Le Berry romantique

J'aime Franz, c'est une partie de mon propre sang.

- George Sand

Par Jean-Yves Clément

Liszt et George Sand

L’œuvre de certains artistes, c’est leur vie. Inséparablement identifiés l’un à l’autre, ils sont semblables à ces divinités de la fable, dont l’existence était enchaînée à celle d’un arbre des forêts, écrit Liszt dans la deuxième de ses Lettres d’un bachelier es musique, adressée à George Sand.

Cette définition pourrait s’appliquer indifféremment aux deux créateurs-amis. Liszt est présenté à George Sand par Alfred de Musset fin 1834, alors que le compositeur vit le début de sa passion amoureuse avec Marie d’Agoult. Le couple viendra deux fois à Nohant, en 1837, peu de temps après la première rencontre de George Sand et Chopin, l’année précédente ; rencontre organisée à l’initiative de Franz et Marie (Chopin dédiera à chacun les recueils de ses Etudes). L’amitié, voire la passion que Sand témoigne à l’égard du musicien s’étioleront avec le temps, au fur et à mesure de la dégradation de ses relations avec la maîtresse de Liszt, au caractère difficile, et dont les qualités d’écrivain estimable ne pourront rivaliser à son grand dam avec celles de son amie et modèle un temps. « La gloire de George Sand a coûté bien des larmes à Mme d’Agoult », confessera Liszt…

Liszt et George Sand – Caricature de Maurice Sand

Humanisme en partage

Liszt et Sand partagent en commun l’humanisme social et religieux prôné par Félicité de Lammenais, écrivain, prêtre et philosophe d’une grande influence ; autant de valeurs de fraternité qui s’incarneront dans leurs oeuvres. Pour les deux amis, qui se dédieront mutuellement des textes importants et partageront en commun nombre d’idées (ainsi Sand écrira à Liszt « Oui, la musique, c’est la prière, c’est la foi, c’est l’amitié, c’est l’association par excellence… »), l’art n’est qu’un moyen, certes privilégié, d’aller vers Dieu comme vers les hommes.
Au-delà d’un vibrant amour de la nature, en vigueur chez les artistes du temps, un même panthéisme parcourt l’oeuvre des deux créateurs, tel qu’il s’affirmera en particulier dans les trois livres des Années de Pèlerinage de Liszt ; des Années qui constituent également un livre de voyages auquel George Sand sera associée concrètement au début de l’escapade en Suisse de Franz et Marie.

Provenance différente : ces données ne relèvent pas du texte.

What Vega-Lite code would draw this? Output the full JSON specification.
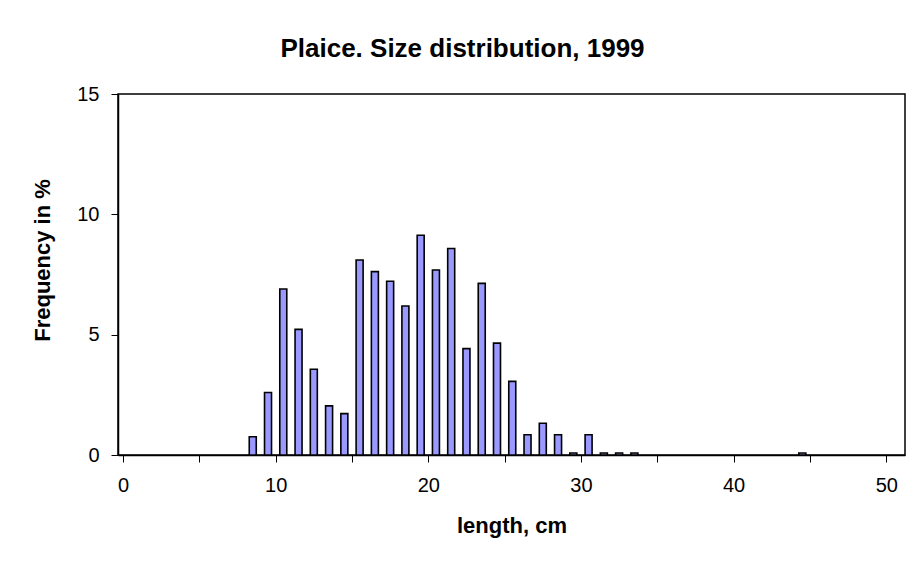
{
  "$schema": "https://vega.github.io/schema/vega-lite/v6.json",
  "width": 787,
  "height": 361,
  "autosize": {"type": "none"},
  "padding": {"left": 118, "top": 94, "right": 8, "bottom": 119},
  "background": "white",
  "title": {
    "text": "Plaice. Size distribution, 1999",
    "font": "Liberation Sans",
    "fontSize": 26,
    "fontWeight": "bold",
    "color": "#000",
    "anchor": "middle",
    "dx": -49,
    "offset": 22
  },
  "config": {
    "view": {"stroke": "#000", "strokeWidth": 1.5},
    "axis": {
      "grid": false,
      "domainColor": "#000",
      "domainWidth": 1.5,
      "tickColor": "#000",
      "tickWidth": 1,
      "tickSize": 7,
      "labelFont": "Liberation Sans",
      "labelFontSize": 20,
      "labelColor": "#000",
      "titleFont": "Liberation Sans",
      "titleFontSize": 22,
      "titleFontWeight": "bold",
      "titleColor": "#000"
    }
  },
  "data": {
    "values": [
      {"length": 8.5, "freq": 0.76},
      {"length": 9.5, "freq": 2.6},
      {"length": 10.5, "freq": 6.9},
      {"length": 11.5, "freq": 5.22},
      {"length": 12.5, "freq": 3.56},
      {"length": 13.5, "freq": 2.04},
      {"length": 14.5, "freq": 1.72},
      {"length": 15.5, "freq": 8.1},
      {"length": 16.5, "freq": 7.62},
      {"length": 17.5, "freq": 7.22},
      {"length": 18.5, "freq": 6.19},
      {"length": 19.5, "freq": 9.13},
      {"length": 20.5, "freq": 7.69},
      {"length": 21.5, "freq": 8.58},
      {"length": 22.5, "freq": 4.42},
      {"length": 23.5, "freq": 7.13},
      {"length": 24.5, "freq": 4.65},
      {"length": 25.5, "freq": 3.06},
      {"length": 26.5, "freq": 0.84},
      {"length": 27.5, "freq": 1.32},
      {"length": 28.5, "freq": 0.84},
      {"length": 29.5, "freq": 0.08},
      {"length": 30.5, "freq": 0.84},
      {"length": 31.5, "freq": 0.08},
      {"length": 32.5, "freq": 0.08},
      {"length": 33.5, "freq": 0.08},
      {"length": 44.5, "freq": 0.08}
    ]
  },
  "mark": {
    "type": "bar",
    "size": 7,
    "fill": "#9999FF",
    "stroke": "#000",
    "strokeWidth": 1.6
  },
  "encoding": {
    "x": {
      "field": "length",
      "type": "quantitative",
      "scale": {"domain": [0, 50.9], "nice": false, "zero": true},
      "axis": {
        "title": "length, cm",
        "values": [0, 5, 10, 15, 20, 25, 30, 35, 40, 45, 50],
        "labelExpr": "datum.value % 10 === 0 ? datum.label : ''",
        "labelPadding": 13,
        "labelDx": 6,
        "titlePadding": 20,
        "labelFlush": false,
        "labelOverlap": false
      }
    },
    "y": {
      "field": "freq",
      "type": "quantitative",
      "scale": {"domain": [0, 15], "nice": false},
      "axis": {
        "title": "Frequency in %",
        "values": [0, 5, 10, 15],
        "labelPadding": 12,
        "titlePadding": 22,
        "titleY": 166,
        "labelFlush": false
      }
    }
  }
}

Si, au mois d’août, vous étiez encore à Nohant, nous pourrions réaliser notre ancien projet de festival à Châteauroux.

- Franz Liszt à George Sand

Liszt à Nohant

Manuscrit autographe de Franz Liszt – Lettre à George Sand, 30 mai 1844

 

Je suis allé chercher un abri dans le coin le plus reculé du Berry, cette prosaïque province, si divinement poétisée par George Sand. Là, sous le toit de notre illustre amie, j’ai vécu trois mois d’une vie pleine et sentie, dont j’ai pieusement recueilli toutes les heures dans ma mémoire. Franz Liszt

Lors de ses séjours à Nohant, Liszt transcrira deux compositeurs essentiels pour lui et son œuvre, Beethoven et Schubert. Beethoven d’abord, son dieu en musique (« Pour nous, musiciens, l’œuvre de Beethoven est semblable à la colonne de nuée et de feu qui conduisit les Israélites à travers le désert, colonne de nuée pour nous conduire le jour, colonne de feu pour nous éclairer la nuit, afin que nous marchions jour et nuit. »). Deux de ses symphonies, les célèbres 5ème et 6ème, dite « Pastorale », seront transcrites à Nohant, devenant de véritables « partitions pour piano » à part entière selon la dénomination de Liszt lui-même, saisissantes « radiographies » pianistiques des chefs-d’œuvre du titan de Bonn. Une Symphonie « Pastorale » au sujet de laquelle Sand écrira un texte fantasmagorique très étonnant dans ses Sketches and hints.
Schubert est pour Liszt une sorte de frère en musique (« Ô génie éternellement jaillissant, génie plein d’amour ! Ô cher héros du ciel de ma jeunesse ! »). Liszt transcrira près de 60 de ses lieder, dont quelques-uns à Nohant, comme le célèbre Erlkönig (Le Roi des aulnes) d’après Goethe, que Sand évoque directement et de très poétique façon dans ses Entretiens journaliers.
Autant de preuves de l’affinité élective si profonde qui exista entre ces deux figures d’exception du romantisme rayonnant et qui trouva son accomplissement dans le sol du Berry de George Sand.